Since Booth’s key and Benjamin’s cylinder matched, the prosecution tried to connect the assassination to the Confederacy. However, the evidence wasn’t strong enough. “Everyone in the War Department who was familiar with cryptography knew that the Vigenère was the customary Confederate cipher and that for a Confederate agent [which Booth is known to have been] to possess a copy of a variation of it meant no more than if a telegraph operator was captured with a copy of the Morse Code,” wrote Phillip Van Doren Stern in ‘Secret Missions of the Civil War.’

Stern, like several others, was critical of the Union government’s efforts to make the Lincoln assassination a result of a Confederate conspiracy. “Hundreds—and perhaps thousands—of people were using the Vigenère.
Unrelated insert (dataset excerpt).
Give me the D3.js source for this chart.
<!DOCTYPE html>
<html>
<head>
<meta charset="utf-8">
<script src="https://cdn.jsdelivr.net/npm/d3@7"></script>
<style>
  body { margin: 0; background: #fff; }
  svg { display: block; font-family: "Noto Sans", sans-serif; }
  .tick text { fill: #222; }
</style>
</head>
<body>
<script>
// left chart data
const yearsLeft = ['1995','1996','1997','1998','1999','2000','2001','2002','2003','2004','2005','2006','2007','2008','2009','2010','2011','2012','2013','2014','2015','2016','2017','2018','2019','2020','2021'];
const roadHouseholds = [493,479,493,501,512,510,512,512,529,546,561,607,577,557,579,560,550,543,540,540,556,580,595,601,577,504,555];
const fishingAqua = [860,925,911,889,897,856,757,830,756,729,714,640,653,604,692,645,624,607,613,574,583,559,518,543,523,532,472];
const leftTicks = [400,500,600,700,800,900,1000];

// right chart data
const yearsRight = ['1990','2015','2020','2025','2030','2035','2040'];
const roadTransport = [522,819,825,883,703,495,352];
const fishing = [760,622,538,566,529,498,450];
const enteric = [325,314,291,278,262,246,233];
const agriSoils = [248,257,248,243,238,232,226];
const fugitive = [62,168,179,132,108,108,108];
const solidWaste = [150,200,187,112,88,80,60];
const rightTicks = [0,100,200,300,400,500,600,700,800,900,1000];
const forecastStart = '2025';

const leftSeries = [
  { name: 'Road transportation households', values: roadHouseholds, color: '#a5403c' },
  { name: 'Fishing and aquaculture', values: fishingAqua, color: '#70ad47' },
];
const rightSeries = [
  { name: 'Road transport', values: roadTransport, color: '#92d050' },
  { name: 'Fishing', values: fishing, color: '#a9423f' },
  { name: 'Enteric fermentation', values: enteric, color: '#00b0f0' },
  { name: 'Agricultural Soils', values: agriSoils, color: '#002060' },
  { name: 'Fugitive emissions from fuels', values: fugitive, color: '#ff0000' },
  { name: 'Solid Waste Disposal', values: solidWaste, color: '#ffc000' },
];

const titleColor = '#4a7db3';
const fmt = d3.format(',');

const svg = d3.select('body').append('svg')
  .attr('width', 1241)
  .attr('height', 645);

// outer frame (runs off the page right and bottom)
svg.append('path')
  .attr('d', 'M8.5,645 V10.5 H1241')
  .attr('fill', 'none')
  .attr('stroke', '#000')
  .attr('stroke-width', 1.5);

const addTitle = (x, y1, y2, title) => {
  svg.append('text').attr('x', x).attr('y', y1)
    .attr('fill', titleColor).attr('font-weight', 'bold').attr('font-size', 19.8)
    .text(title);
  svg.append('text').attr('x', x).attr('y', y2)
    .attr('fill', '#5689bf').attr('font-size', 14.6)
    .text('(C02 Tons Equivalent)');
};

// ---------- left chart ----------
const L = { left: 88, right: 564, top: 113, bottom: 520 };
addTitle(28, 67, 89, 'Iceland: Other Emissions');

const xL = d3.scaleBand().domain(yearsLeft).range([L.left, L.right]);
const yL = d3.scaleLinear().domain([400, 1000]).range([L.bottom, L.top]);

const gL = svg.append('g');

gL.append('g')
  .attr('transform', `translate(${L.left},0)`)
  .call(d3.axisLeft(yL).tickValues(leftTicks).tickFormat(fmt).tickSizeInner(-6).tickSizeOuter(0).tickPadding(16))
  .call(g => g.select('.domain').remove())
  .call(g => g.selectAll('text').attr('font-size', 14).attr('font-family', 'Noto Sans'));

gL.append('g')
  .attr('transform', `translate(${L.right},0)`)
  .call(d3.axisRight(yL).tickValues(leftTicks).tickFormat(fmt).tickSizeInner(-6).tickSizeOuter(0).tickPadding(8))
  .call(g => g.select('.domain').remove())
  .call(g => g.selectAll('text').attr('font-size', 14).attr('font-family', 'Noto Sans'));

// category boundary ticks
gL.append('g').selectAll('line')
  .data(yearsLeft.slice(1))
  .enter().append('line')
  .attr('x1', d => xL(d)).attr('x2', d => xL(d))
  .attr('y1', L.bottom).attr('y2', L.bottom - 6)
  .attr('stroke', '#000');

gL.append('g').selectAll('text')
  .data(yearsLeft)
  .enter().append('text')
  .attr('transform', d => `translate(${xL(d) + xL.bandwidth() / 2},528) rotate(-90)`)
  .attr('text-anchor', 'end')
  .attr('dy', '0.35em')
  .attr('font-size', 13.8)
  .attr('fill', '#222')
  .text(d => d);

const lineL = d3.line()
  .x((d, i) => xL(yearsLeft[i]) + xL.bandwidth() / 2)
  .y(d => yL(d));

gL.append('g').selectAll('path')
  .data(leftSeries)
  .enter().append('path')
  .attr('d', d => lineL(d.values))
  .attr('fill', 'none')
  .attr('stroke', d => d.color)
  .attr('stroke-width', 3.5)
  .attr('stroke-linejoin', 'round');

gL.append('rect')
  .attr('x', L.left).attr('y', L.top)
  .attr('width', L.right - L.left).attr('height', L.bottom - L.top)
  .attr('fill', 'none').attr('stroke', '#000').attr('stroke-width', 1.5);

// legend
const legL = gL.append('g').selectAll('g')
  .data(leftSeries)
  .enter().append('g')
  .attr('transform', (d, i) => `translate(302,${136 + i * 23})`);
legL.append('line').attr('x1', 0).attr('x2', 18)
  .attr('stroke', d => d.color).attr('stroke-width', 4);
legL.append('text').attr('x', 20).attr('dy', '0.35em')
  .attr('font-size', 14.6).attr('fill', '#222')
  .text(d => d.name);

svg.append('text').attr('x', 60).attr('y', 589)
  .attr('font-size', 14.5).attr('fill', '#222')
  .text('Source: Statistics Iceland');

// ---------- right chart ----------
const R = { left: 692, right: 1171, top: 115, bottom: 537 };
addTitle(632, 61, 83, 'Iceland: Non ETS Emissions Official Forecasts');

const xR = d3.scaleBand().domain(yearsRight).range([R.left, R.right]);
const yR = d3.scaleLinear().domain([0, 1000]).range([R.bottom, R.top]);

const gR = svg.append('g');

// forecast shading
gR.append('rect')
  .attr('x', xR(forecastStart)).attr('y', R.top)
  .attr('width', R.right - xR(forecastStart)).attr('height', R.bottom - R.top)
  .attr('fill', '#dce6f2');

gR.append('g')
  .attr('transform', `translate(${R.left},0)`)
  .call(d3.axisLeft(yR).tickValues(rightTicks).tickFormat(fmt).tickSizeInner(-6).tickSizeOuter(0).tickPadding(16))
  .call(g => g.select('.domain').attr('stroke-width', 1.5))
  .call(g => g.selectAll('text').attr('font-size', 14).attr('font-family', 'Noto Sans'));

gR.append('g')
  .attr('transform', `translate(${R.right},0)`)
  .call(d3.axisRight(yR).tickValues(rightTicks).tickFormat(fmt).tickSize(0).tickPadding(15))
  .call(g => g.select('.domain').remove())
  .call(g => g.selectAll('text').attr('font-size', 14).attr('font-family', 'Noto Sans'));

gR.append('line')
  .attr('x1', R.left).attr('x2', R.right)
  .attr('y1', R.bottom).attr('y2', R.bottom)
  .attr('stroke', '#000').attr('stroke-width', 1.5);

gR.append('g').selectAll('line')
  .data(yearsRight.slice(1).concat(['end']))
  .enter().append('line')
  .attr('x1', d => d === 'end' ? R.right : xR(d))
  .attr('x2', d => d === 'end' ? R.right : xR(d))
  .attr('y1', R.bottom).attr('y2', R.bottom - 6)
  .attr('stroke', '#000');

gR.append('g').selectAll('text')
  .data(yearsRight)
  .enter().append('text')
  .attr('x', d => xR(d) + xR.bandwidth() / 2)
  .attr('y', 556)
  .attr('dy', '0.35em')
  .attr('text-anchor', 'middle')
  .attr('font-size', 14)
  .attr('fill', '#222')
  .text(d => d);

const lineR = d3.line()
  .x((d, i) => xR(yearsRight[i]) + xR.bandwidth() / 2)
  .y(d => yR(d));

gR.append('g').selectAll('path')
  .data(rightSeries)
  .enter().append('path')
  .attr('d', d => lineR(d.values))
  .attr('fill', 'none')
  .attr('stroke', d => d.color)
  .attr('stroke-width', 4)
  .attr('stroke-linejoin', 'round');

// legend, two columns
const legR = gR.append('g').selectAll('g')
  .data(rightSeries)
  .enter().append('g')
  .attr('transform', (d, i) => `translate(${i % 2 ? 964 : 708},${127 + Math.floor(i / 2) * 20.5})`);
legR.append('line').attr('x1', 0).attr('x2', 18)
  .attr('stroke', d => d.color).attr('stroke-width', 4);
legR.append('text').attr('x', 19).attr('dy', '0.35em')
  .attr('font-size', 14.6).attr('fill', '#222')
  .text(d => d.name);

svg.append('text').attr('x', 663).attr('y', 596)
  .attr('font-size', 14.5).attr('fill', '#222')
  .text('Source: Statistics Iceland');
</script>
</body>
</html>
But the Government was desperately seeking evidence against the Confederate leaders so they took advantage of the atmosphere of mystery which has always surrounded cryptography and used it to confuse the public and the press. This shabby trick gained nothing, for the leaders of the Confederacy eventually had to be let go for lack of evidence,” the author added in his work. However, several other historians and authors claimed that the cryptographic texts Booth had in his possession revealed a Confederate conspiracy.

Benjamin “Benn” Pitman, who introduced Pitman shorthand in the United States, identified Jefferson Davis, the first and only president of the Confederate States, as a part of the assassination plot. “What more is wanting? Surely no word further need be spoken to show that John Wilkes Booth was in this conspiracy; […] and that Jefferson Davis and his several agents named, in Canada, were in this conspiracy. If any additional evidence is wanting to show the complicity of Davis in it, let the paper found in the possession of his hired assassin, Booth, come to bear witness against him,” the author wrote in ‘The Assassination of President Lincoln, and the Trial of the Conspirators.’

“That paper contained the secret cipher which Davis used in his State Department at Richmond, which he employed in communicating with his agents in Canada, and which they employed in the letter of October 13th, notifying him that ‘their friends would be set to work as he had directed.’ The letter in cipher found in Booth’s possession is translated here by the use of the cipher machine now in Court which […] he brought from the rooms of Davis’ State Department in Richmond,” Benn added in his book.